Francis reformed the Vatican department charged with dispensing halos in 2022, simplifying procedures and imposing rigid controls on the management of funds. 

Woodward believes that it’s unlikely for people to be able to influence canonization causes today, but he did admit that the creation of the “reputation for holiness,” through books, media and movies leaves ample space for well-connected and wealthy Catholics to further the sainthood of their preferred candidate.

Acutis’ fame quickly grew far beyond the confines of the small neighborhood in Milan where he lived and studied. Official reports stated that hundreds of thousands come to see his resting place in the town of Assisi in central Italy, where they can see him wearing a sweatshirt and sneakers, with an uncannily realistic wax mask that resembles his face while sleeping.

The disarming simplicity of Acutis’ holiness has drawn young people to the Catholic Church, which has long struggled to connect with new generations. A new documentary, “Carlo Acutis: Roadmap to Reality,” captures the profound impact the young future saint had on a group of high school students from North Dakota.

His life has been explored in dozens of books, podcasts, articles and films, many created with younger audiences in mind. In this, Acutis shares something with the medieval St. Francis of Assisi, whose first biography was written soon after his death in 1226 by a close companion, Thomas of Celano. That biography was only the beginning. “The Little Flowers of St. Francis,” a later collection of legends and stories, became one of the most beloved books of the Middle Ages and helped spread Francis’ fame across Europe. He was canonized just two years after his death.

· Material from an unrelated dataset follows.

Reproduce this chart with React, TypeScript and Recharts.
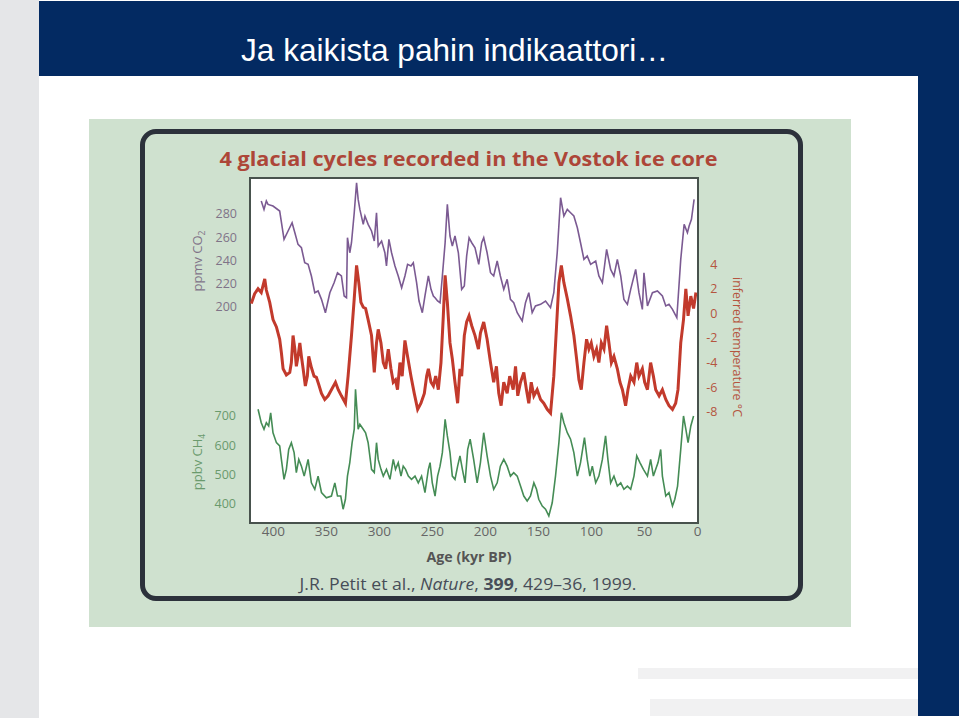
import React from "react";
import { ComposedChart, Line, XAxis, YAxis } from "recharts";

// ---------- data ----------
const ageTicks = [0, 50, 100, 150, 200, 250, 300, 350, 400];
const co2Ticks = [200, 220, 240, 260, 280];
const ch4Ticks = [400, 500, 600, 700];
const tempTicks = [-8, -6, -4, -2, 0, 2, 4];

const co2Age = [411.4,408.8,406.6,405.0,400.3,394.0,389.9,386.1,382.3,379.7,376.7,373.5,370.4,367.2,364.1,360.9,357.8,354.6,350.9,346.7,342.7,339.5,335.8,333.2,331.0,330.1,327.9,326.3,323.7,321.5,320.0,318.4,315.2,313.6,310.6,307.4,304.8,302.7,301.1,297.9,294.8,293.3,291.0,288.5,285.3,282.2,279.0,275.9,273.4,270.2,268.0,264.9,262.6,259.5,257.0,253.8,251.3,249.1,247.5,245.1,242.8,240.6,238.0,235.9,233.4,231.2,228.7,225.5,222.4,219.9,217.7,215.4,212.9,209.8,206.3,203.5,201.6,198.4,195.2,192.2,188.9,185.9,182.7,179.5,176.4,173.3,170.0,165.3,162.2,159.1,155.9,152.8,148.0,143.3,138.6,135.5,132.3,129.1,126.0,122.8,119.7,116.6,113.3,110.3,107.1,104.0,100.8,96.0,93.0,89.7,85.7,81.9,78.8,75.6,72.4,69.4,66.1,63.0,58.3,55.2,52.0,50.5,47.2,42.5,37.8,33.1,29.9,26.9,23.6,19.5,15.8,12.6,9.5,7.9,5.7,3.2];
const co2Ppmv = [291.2,284.0,291.2,288.3,286.9,282.6,258.2,265.4,272.5,263.9,253.9,251.0,238.1,236.7,226.7,212.3,213.8,206.6,195.1,212.3,220.9,229.5,226.7,209.5,208.0,259.6,246.7,255.3,281.1,306.9,292.6,284.0,271.1,278.3,271.1,265.4,256.8,281.1,252.5,256.8,246.7,235.3,258.2,246.7,235.3,226.7,216.6,226.7,236.7,235.3,238.1,220.9,205.2,195.1,209.5,226.7,215.2,209.5,208.0,205.2,203.7,226.7,255.3,288.3,261.1,252.5,261.1,246.7,215.2,218.1,243.9,259.6,255.3,251.0,236.7,255.3,259.6,246.7,229.5,226.7,239.6,226.7,215.2,223.8,206.6,203.7,195.1,188.0,203.7,212.3,195.1,200.9,202.3,205.2,199.4,212.3,246.7,294.0,278.3,284.0,281.1,278.3,268.2,255.3,241.0,243.9,236.7,239.6,226.7,220.9,249.6,232.4,226.7,241.0,226.7,206.6,202.3,215.2,232.4,212.3,198.0,229.5,200.9,212.3,213.8,209.5,200.9,202.3,198.0,190.8,241.0,271.1,263.9,269.7,275.4,292.6];

const tempAge = [420.8,417.6,414.4,411.4,408.1,406.6,403.4,400.3,397.1,394.0,392.4,390.8,387.7,384.5,383.0,381.4,379.7,378.3,376.7,375.0,373.5,371.9,369.8,367.9,366.6,364.1,361.6,359.4,357.1,354.6,351.5,348.3,345.2,341.4,338.8,335.8,332.0,329.5,326.3,323.7,321.5,319.4,317.4,315.2,313.0,310.6,307.4,304.8,302.7,301.1,298.5,296.3,294.1,291.6,289.1,286.9,284.8,282.9,280.6,278.5,275.9,273.4,270.2,267.1,263.9,260.8,257.6,255.4,253.8,251.3,249.1,246.9,244.4,241.9,239.7,238.0,235.9,233.4,231.2,228.7,226.2,224.0,222.4,219.9,217.7,215.4,212.9,209.8,206.6,204.7,201.6,198.4,195.2,192.2,189.6,187.4,185.2,182.7,179.5,177.1,173.8,171.6,169.5,166.9,163.8,161.3,159.1,156.8,154.3,151.2,148.0,145.0,141.7,138.6,135.5,132.9,130.7,128.4,126.0,122.8,119.7,116.6,114.0,111.8,109.6,107.1,104.6,102.4,100.2,97.7,95.2,93.0,90.7,88.2,85.7,83.5,81.2,78.8,75.6,73.1,70.8,67.8,65.6,63.0,59.9,57.3,55.2,52.0,49.8,47.2,44.2,41.6,39.4,36.2,33.1,29.9,26.9,23.6,20.6,18.4,15.8,13.2,11.0,8.9,6.3,3.7,1.5];
const tempC = [0.8,1.6,2.0,1.7,2.8,1.9,0.9,-0.5,-1.1,-2.1,-3.2,-4.5,-5.0,-4.8,-4.0,-1.8,-2.9,-4.3,-3.5,-2.4,-3.5,-4.5,-5.9,-5.1,-3.5,-4.4,-5.1,-5.2,-5.8,-6.5,-7.0,-6.7,-6.2,-5.6,-6.2,-6.7,-7.3,-5.1,-1.8,1.2,3.9,2.5,0.9,0.5,0.4,-0.5,-1.8,-4.8,-2.4,-1.3,-2.4,-4.0,-4.5,-2.9,-4.5,-5.6,-5.4,-6.2,-4.0,-5.1,-2.2,-3.5,-5.1,-6.5,-7.8,-7.3,-6.5,-5.1,-4.5,-5.6,-5.9,-5.1,-6.2,-4.0,-0.2,3.1,0.9,-2.4,-3.7,-5.6,-7.3,-4.5,-5.1,-1.8,-0.7,-0.2,-1.0,-1.8,-2.9,-1.6,-0.7,-2.1,-4.0,-5.6,-4.3,-6.5,-7.5,-5.6,-6.5,-5.1,-6.2,-4.3,-6.7,-5.6,-4.8,-6.2,-7.3,-5.6,-6.7,-6.2,-7.0,-7.3,-7.8,-8.1,-5.1,-1.0,2.5,3.9,2.5,1.2,-0.2,-1.8,-3.7,-5.4,-6.2,-4.0,-2.1,-2.9,-2.4,-3.5,-2.9,-4.0,-2.4,-2.9,-1.0,-2.4,-4.0,-3.5,-4.5,-5.6,-6.2,-7.5,-6.2,-5.1,-5.6,-4.0,-5.1,-4.5,-5.6,-6.2,-4.0,-5.1,-6.2,-6.7,-6.2,-7.0,-7.5,-7.8,-7.3,-6.2,-2.4,-0.5,2.0,-0.2,1.4,0.4,1.7];

const ch4Age = [414.4,411.4,408.8,406.6,404.4,402.5,400.3,397.1,394.0,392.4,389.9,387.7,385.5,383.0,380.4,378.3,376.0,373.5,370.9,368.8,367.2,364.1,360.9,357.8,354.6,350.0,345.2,342.0,339.5,336.4,334.2,332.0,330.1,327.9,325.7,323.7,322.5,321.2,320.0,318.4,315.2,313.0,310.6,307.4,304.8,302.7,301.1,298.5,296.3,293.3,290.0,286.9,284.8,282.2,279.6,277.5,275.3,272.7,269.7,266.4,263.3,260.2,257.0,253.8,252.2,250.1,247.5,245.1,242.8,240.6,238.0,235.9,233.4,231.2,228.7,226.2,224.0,221.7,219.2,216.7,214.4,211.1,207.8,204.7,201.6,198.4,195.2,192.2,188.9,185.9,182.7,179.5,176.4,173.3,170.0,166.9,163.8,160.6,157.5,154.3,151.8,149.7,146.4,143.3,140.2,137.0,133.9,130.7,128.4,126.0,122.8,119.7,116.6,113.3,110.3,106.6,104.0,101.5,99.2,96.0,93.0,89.7,86.7,84.5,81.9,78.8,75.6,72.4,69.4,66.1,63.0,59.9,57.3,54.3,51.0,47.2,44.2,41.6,39.4,37.2,34.7,33.1,29.9,26.9,23.6,21.4,18.8,15.8,13.2,11.0,8.9,6.3,3.7];
const ch4Ppbv = [723,677,655,677,666,711,643,609,598,552,484,518,586,609,575,507,552,529,495,527,552,472,450,495,439,421,427,472,427,427,382,416,495,541,609,655,791,723,655,672,655,643,609,518,507,609,552,518,495,518,484,552,518,541,495,529,518,495,484,495,472,495,439,518,541,472,427,495,529,575,689,632,575,495,484,529,564,518,472,586,621,552,472,541,643,564,495,450,472,529,552,529,495,507,495,461,427,410,427,472,450,416,393,382,359,404,495,609,711,677,643,621,575,495,541,626,552,495,529,472,495,552,632,552,472,495,461,472,450,461,450,495,564,541,518,495,552,495,518,541,586,495,427,439,393,416,461,586,700,655,609,666,700];

// ---------- styling ----------
const FONT = "'Open Sans', 'DejaVu Sans', sans-serif";
const NAVY = "#032a62";
const CO2_COLOR = "#7b5a92";
const TEMP_COLOR = "#c23a2c";
const CH4_COLOR = "#458c55";
const CO2_TEXT = "#7f7388";
const CH4_TEXT = "#6a9a6d";
const TEMP_TEXT = "#b5553f";

const co2Data = co2Age.map((a, i) => ({ age: a, value: co2Ppmv[i] }));
const tempData = tempAge.map((a, i) => ({ age: a, value: tempC[i] }));
const ch4Data = ch4Age.map((a, i) => ({ age: a, value: ch4Ppbv[i] }));

const TempTick = (props: any) => {
  const { x, y, payload } = props;
  return (
    <text x={x + 20} y={y} dy="0.355em" textAnchor="end" fill={TEMP_TEXT} fontSize={12.5} fontFamily={FONT}>
      {payload.value}
    </text>
  );
};

export default function App() {
  return (
    <div style={{ position: "absolute", left: 0, top: 0, width: 959, height: 718, background: "#ffffff", overflow: "hidden" }}>
      {/* slide frame */}
      <div style={{ position: "absolute", left: 0, top: 0, width: 39, height: 718, background: "#e5e6e8" }} />
      <div style={{ position: "absolute", left: 39, top: 1, width: 920, height: 75, background: NAVY }} />
      <div style={{ position: "absolute", left: 918, top: 1, width: 41, height: 715, background: NAVY }} />
      <div style={{ position: "absolute", left: 638, top: 668, width: 280, height: 11, background: "#f1f1f2" }} />
      <div style={{ position: "absolute", left: 650, top: 699, width: 268, height: 17, background: "#f1f1f2" }} />
      {/* scanned figure background */}
      <div style={{ position: "absolute", left: 89, top: 119, width: 762, height: 508, background: "#cfe1cf" }} />
      <div style={{ position: "absolute", left: 140, top: 129, width: 663, height: 472, boxSizing: "border-box", border: "5px solid #2c313b", borderRadius: 16 }} />
      {/* plot area */}
      <div style={{ position: "absolute", left: 249, top: 177, width: 450, height: 347, boxSizing: "border-box", background: "#ffffff", border: "2px solid #48524d" }} />

      <div style={{ position: "absolute", left: 140, top: 129 }}>
        <ComposedChart width={663} height={473} margin={{ top: 49, right: 104.5, bottom: 78, left: 108 }}>
          <XAxis
            dataKey="age"
            type="number"
            domain={[0, 422]}
            reversed
            allowDataOverflow
            ticks={ageTicks}
            interval={0}
            height={1}
            tickLine={false}
            axisLine={false}
            tickSize={0}
            tickMargin={3}
            tick={{ fill: "#666666", fontSize: 13.5, fontFamily: FONT }}
          />
          <YAxis
            yAxisId="co2"
            orientation="left"
            type="number"
            domain={[14.2, 311]}
            allowDataOverflow
            ticks={co2Ticks}
            interval={0}
            width={1}
            tickLine={false}
            axisLine={false}
            tickSize={0}
            tickMargin={12}
            tick={{ fill: CO2_TEXT, fontSize: 12.5, fontFamily: FONT }}
          />
          <YAxis
            yAxisId="ch4"
            orientation="left"
            type="number"
            domain={[335, 1512]}
            allowDataOverflow
            ticks={ch4Ticks}
            interval={0}
            width={1}
            tickLine={false}
            axisLine={false}
            tickSize={0}
            tickMargin={14}
            tick={{ fill: CH4_TEXT, fontSize: 12.5, fontFamily: FONT }}
          />
          <YAxis
            yAxisId="temp"
            orientation="right"
            type="number"
            domain={[-17.04, 11.01]}
            allowDataOverflow
            ticks={tempTicks}
            interval={0}
            width={1}
            tickLine={false}
            axisLine={false}
            tickSize={0}
            tickMargin={0}
            tick={TempTick}
          />
          <Line yAxisId="co2" data={co2Data} dataKey="value" type="linear" stroke={CO2_COLOR} strokeWidth={1.6} dot={false} activeDot={false} isAnimationActive={false} />
          <Line yAxisId="temp" data={tempData} dataKey="value" type="linear" stroke={TEMP_COLOR} strokeWidth={3} dot={false} activeDot={false} isAnimationActive={false} />
          <Line yAxisId="ch4" data={ch4Data} dataKey="value" type="linear" stroke={CH4_COLOR} strokeWidth={1.6} dot={false} activeDot={false} isAnimationActive={false} />
        </ComposedChart>
      </div>

      {/* texts */}
      <svg width={959} height={718} style={{ position: "absolute", left: 0, top: 0, pointerEvents: "none" }}>
        <text x={241} y={61} fill="#ffffff" fontSize={32} fontFamily="'Liberation Sans', Arial, sans-serif" textLength={427} lengthAdjust="spacingAndGlyphs">
          Ja kaikista pahin indikaattori…
        </text>
        <text x={468.5} y={166} textAnchor="middle" fill="#ad4638" fontSize={19} fontWeight="bold" fontFamily={FONT} textLength={498} lengthAdjust="spacingAndGlyphs">
          4 glacial cycles recorded in the Vostok ice core
        </text>
        <text transform="translate(201.5,261) rotate(-90)" textAnchor="middle" fill={CO2_TEXT} fontSize={13} fontFamily={FONT}>
          ppmv CO<tspan fontSize={8.5} dy={3}>2</tspan>
        </text>
        <text transform="translate(201.5,462) rotate(-90)" textAnchor="middle" fill={CH4_TEXT} fontSize={13} fontFamily={FONT}>
          ppbv CH<tspan fontSize={8.5} dy={3}>4</tspan>
        </text>
        <text transform="translate(732.5,347) rotate(90)" textAnchor="middle" fill={TEMP_TEXT} fontSize={13} fontFamily={FONT} textLength={140} lengthAdjust="spacingAndGlyphs">
          inferred temperature °C
        </text>
        <text x={469} y={561.5} textAnchor="middle" fill="#555555" fontSize={13.5} fontWeight="bold" fontFamily={FONT} textLength={85} lengthAdjust="spacingAndGlyphs">
          Age (kyr BP)
        </text>
        <text x={468} y={590} textAnchor="middle" fill="#474d58" fontSize={16.5} fontFamily={FONT} textLength={337} lengthAdjust="spacingAndGlyphs">
          J.R. Petit et al., <tspan fontStyle="italic">Nature</tspan>, <tspan fontWeight="bold">399</tspan>, 429–36, 1999.
        </text>
      </svg>
    </div>
  );
}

Acutis’ body was moved to the Sanctuary of the Renunciation in 2017, the location where St. Francis renounced all his worldly possessions. Acutis had a deep connection to the city, according to the Archbishop Domenico Sorrentino, in his book, “Carlo Acutis in the footsteps of Francis and Chiara of Assisi — Originals not photocopies.”

“Francis had a very special holiness, a charismatic holiness, a prophetic holiness that also relied on doing things that are very difficult to do,” Sorrentino told Religion News Service, referring to the medieval saint’s embrace of poverty and his attempt to broker a peace between the pope and the Muslim world.

“Carlo is a translation of sainthood in modern and contemporary terms,” he said. “Carlo puts us with our backs against the wall in our call to holiness and says: ‘listen, if you can’t do what Francis does, at least do what I do.’”

Today, Sorrentino said, more pilgrims come to Assisi to visit Acutis’ tomb than St. Francis’.

Many of Francis’ earliest followers were his wealthy friends, and after his death, thousands of young men joined the Franciscan order he founded. His emphasis on preaching and public conversion played a key role in this growth. Acutis’ influence, however, stems not from preaching but from a quietly radiant, personal faith.

In a society overflowing with noise and competing voices — especially for the attention of the young — the “Roadmap to Reality” film suggests Acutis offers something different: a faith that shines inward, inviting believers to look within.